3. Virtual Location, Location, Location

March 12th, 2007   |   by fbadmin

(Part 3 of a 5 part series: “So, you need to develop a product?“)

Good engineers are hard to find. In today’s highly competitive job marketplace, it is becoming increasingly more difficult. My solution: cast a wider net. Focus on the best talent, regardless of their location.

I’ve built development teams in Chicago, Los Angeles, Silicon Valley and India. I’ve also hired engineers scattered in random locations around the world. I’ve built companies and teams where 100% of the development team was located at the company headquarters and other companies where none of the developers were at headquarters. I’ve realized that it doesn’t really matter where they are, if they are the right people. There are many pros and cons to having your engineering team outside of the company headquarters (and/or in multiple locations), but I think the pros end up balancing out the cons. The main benefit to having your engineering team all in one place, at the company headquarters, is certainly communication. The con is that the developers can become ‘tainted’ or distracted by all the other business happenings and it can skew their thinking and creativity.

There are also geographical workforce talent pool advantages and disadvantages. Chicago was the easiest place to find engineers; they were cost efficient, hard working and very loyal. Los Angeles was a bit more difficult to find engineers; they were the most creative but more expensive than Chicago. Silicon Valley has a lot of engineers with a lot of experience, but also lot of competition, which makes it the most expensive place to hire engineers and loyalty can be a challenge. I will talk more about outsourcing in point #5, but India has terrific intellectual capital, is less expensive (however, costs have been quickly rising), but, it is very difficult to find “Scrappy” engineers (see point #1) and communication can also be a challenge.

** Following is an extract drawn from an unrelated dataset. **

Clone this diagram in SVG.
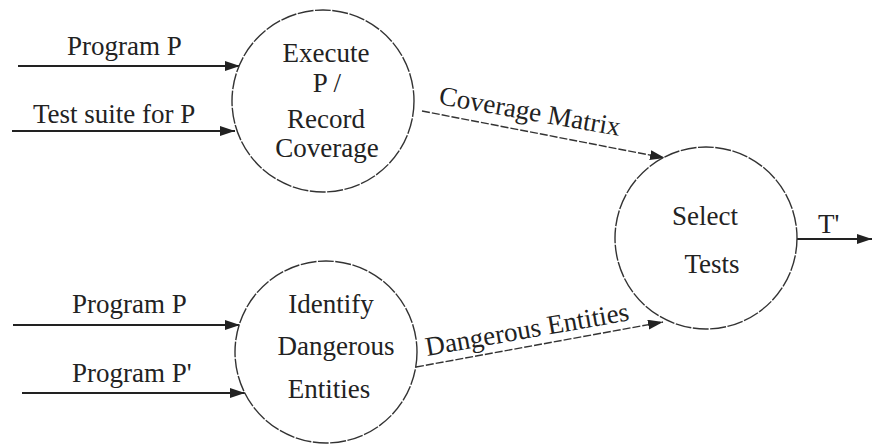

At StrongMail Systems (Startup 5.0), our first three developers were in India. It was a challenge in the beginning, but ultimately, I attribute much of our success to making the model work. We started with three extremely talented, creative and innovative engineers. They were able to attract other talented engineers in India as we grew. There were many communication challenges in the beginning, but once we overcame them, we were able to leverage a full 24 hour development cycle between the U.S. and India and, as a result, we were able to develop product much faster than the competition. At L90 (Startup 3.0), our engineering team was based primarily in Chicago while our headquarters was in Los Angeles. As we evolved our business plan and tweaked our marketing messaging, our engineering team was shielded from a lot of the distraction (being in a different location, they didn’t get sucked into the “water cooler” conversation or hallway chatter) and they always remained 100% focused on building innovative products driven by customer need. Of all of my companies, communication was probably the strongest at L90, even though the engineering and design team were completely separated from sales, marketing, business development and customer service.

Focus on the best people, not the best location… By casting a wider net, you can find better talent, better manage your costs and gain many other tangible and intangible benefits (e.g. loyalty, development and support expanded across multiple time zones, multiple geographical talent pools for growth, new and fresh perspectives, etc.) Fortunately, we live in a world where virtual locations are not only possible, but advantageous.